The Decline and Fall and Fire of ...Review of the Wapshot Chronicle


The next book following Freedom was always going to be difficult but this 1950s American novel was ideal.
Cheever is apparently better known for his short fiction a bit like Chekov. He is also an influence on modern writers like Eggers and Franzen. So a thoughtful Xmas gift.
The novel as title suggests is a family saga. Indeed this New England clan can trace their origins back to the original settlers. But this family has seen better days. In many ways the family parallels the development of American capitalism.
Though the background is given the time setting is the 1920s and 30s. Significantly, i thought, this is never made explicit with no clear references to external events, it is more implicit.
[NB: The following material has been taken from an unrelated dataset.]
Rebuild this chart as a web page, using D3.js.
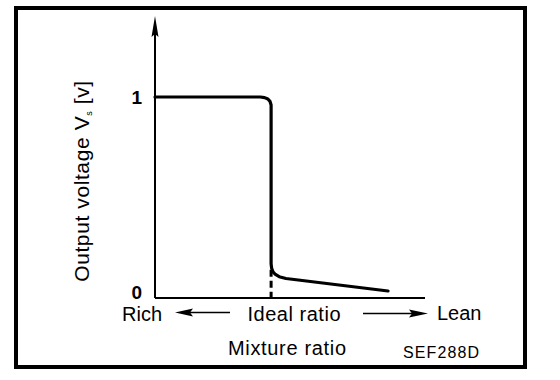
<!DOCTYPE html>
<html><head><meta charset="utf-8">
<script src="https://cdn.jsdelivr.net/npm/d3@7"></script>
<style>body{margin:0;background:#fff}svg{display:block}text{font-family:"Liberation Sans",Arial,sans-serif;fill:#000}</style>
</head><body>
<script>
// Data (mixture position 0 = rich ... 100 = lean; output voltage in V)
const mixture = [0, 39.0, 40.6, 41.8, 42.6, 43.0, 43.0, 43.2, 43.7, 44.6, 46.0, 48.5, 86.3];
const voltage = [1.0, 1.0, 0.997, 0.99, 0.978, 0.96, 0.17, 0.148, 0.13, 0.117, 0.106, 0.097, 0.035];
const yTicks = [0, 1];
const yTickLabels = ["0", "1"];
const idealRatio = 43.0;
const idealMarkTop = 0.14;
const xLabels = ["Rich", "Ideal ratio", "Lean"];
const xTitle = "Mixture ratio";
const yTitle = ["Output voltage V", "s", " [v]"];
const code = "SEF288D";

const W = 560, H = 380;
const svg = d3.select("body").append("svg").attr("width", W).attr("height", H);
const x = d3.scaleLinear().domain([0, 100]).range([155, 425]);
const y = d3.scaleLinear().domain([0, 1]).range([298, 97]);

// frame
svg.append("rect").attr("x", 16).attr("y", 8).attr("width", 509).attr("height", 359)
  .attr("fill", "none").attr("stroke", "#000").attr("stroke-width", 4);

// axes
svg.append("line").attr("x1", x(0)).attr("x2", x(100)).attr("y1", y(0)).attr("y2", y(0))
  .attr("stroke", "#000").attr("stroke-width", 2);
svg.append("line").attr("x1", x(0)).attr("x2", x(0)).attr("y1", y(0)).attr("y2", 30)
  .attr("stroke", "#000").attr("stroke-width", 2);
svg.append("path").attr("d", `M${x(0)},16 L${x(0)-3.5},37 L${x(0)},34 L${x(0)+3.5},37 Z`).attr("fill", "#000");

// tick labels
svg.selectAll("text.yt").data(yTicks).enter().append("text").attr("class", "yt")
  .attr("x", 142).attr("y", (d, i) => y(d) + (d === 0 ? 1 : 7))
  .attr("text-anchor", "end").attr("font-size", 19).attr("font-weight", "bold")
  .text((d, i) => yTickLabels[i]);

// ideal ratio dashed mark
svg.append("line").attr("x1", x(idealRatio)).attr("x2", x(idealRatio))
  .attr("y1", y(idealMarkTop)).attr("y2", y(0))
  .attr("stroke", "#000").attr("stroke-width", 3).attr("stroke-dasharray", "7,4");

// curve
const pts = mixture.map((m, i) => [m, voltage[i]]);
svg.append("path").datum(pts)
  .attr("d", d3.line().x(d => x(d[0])).y(d => y(d[1])).curve(d3.curveLinear))
  .attr("fill", "none").attr("stroke", "#000").attr("stroke-width", 3.2)
  .attr("stroke-linejoin", "round").attr("stroke-linecap", "round");

// y title
const yt = svg.append("text").attr("transform", "translate(89,181) rotate(-90)")
  .attr("text-anchor", "middle").attr("font-size", 21).attr("letter-spacing", 0.6);
yt.append("tspan").text(yTitle[0]);
yt.append("tspan").attr("font-size", 9).attr("dy", 3).text(yTitle[1]);
yt.append("tspan").attr("dy", -3).text(yTitle[2]);

// x labels row
svg.append("text").attr("x", 122).attr("y", 321).attr("font-size", 20).text(xLabels[0]);
svg.append("text").attr("x", 294).attr("y", 321).attr("text-anchor", "middle").attr("font-size", 20)
  .attr("textLength", 93).text(xLabels[1]);
svg.append("text").attr("x", 437).attr("y", 320).attr("font-size", 20).text(xLabels[2]);

// arrows
svg.append("line").attr("x1", 185).attr("x2", 230).attr("y1", 312.5).attr("y2", 312.5).attr("stroke", "#000").attr("stroke-width", 1.5);
svg.append("path").attr("d", "M175,312.5 L193,308.5 L190,312.5 L193,316.5 Z").attr("fill", "#000");
svg.append("line").attr("x1", 363).attr("x2", 418).attr("y1", 313.5).attr("y2", 313.5).attr("stroke", "#000").attr("stroke-width", 1.5);
svg.append("path").attr("d", "M428,313.5 L409,309.5 L412,313.5 L409,317.5 Z").attr("fill", "#000");

// x title
svg.append("text").attr("x", 287).attr("y", 355).attr("text-anchor", "middle").attr("font-size", 20)
  .attr("textLength", 118).text(xTitle);

// code
svg.append("text").attr("x", 403).attr("y", 358).attr("font-size", 16).attr("textLength", 76).text(code);
</script>
</body></html>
Both sons of the family work for the state in some capacity.
The faded glory is encapsulated by the father Leander a sailor trapped on a tourist ferry and his wife who is obsessed with gift shops.
For a novel written in the 50s and set twenty years before it is very frank on sexual issues. Theeldest son iis a Lothario with fairly misogynistic attitudes. The other is struggling with his sexuality - these passages seemed very hearfelt - I am not sure of Cheever's own background
Both marry into relationships that have their own specific style of unhappiness.
As a writer of short fiction each image in the work seems intricately crafted. I like the descriptions of train stations on Sundays. There is also some narrative experimentation with extracts from Leander's journal quite difficult to follow. An excellently written novel with a lot of originality - a lot of emphasis on fire as an image. Set in Massachusetts the Great Boston Fire of the late 19th century is a seminal moment. A book to think about once read.

4 comments:

  1. Hmmm, Leander rhymes with meander? I wonder if there is something in that?

    And fire? Fire...

    "The dove descending breaks the air
    With flame of incandescent terror
    Of which the tongues declare
    The one discharge from sin and error.
    The only hope, or else despair
    Lies in the choice of pyre of pyre—
    To be redeemed from fire by fire.

    Who then devised the torment? Love.
    Love is the unfamiliar Name
    Behind the hands that wove
    The intolerable shirt of flame
    Which human power cannot remove.
    We only live, only suspire
    Consumed by either fire or fire."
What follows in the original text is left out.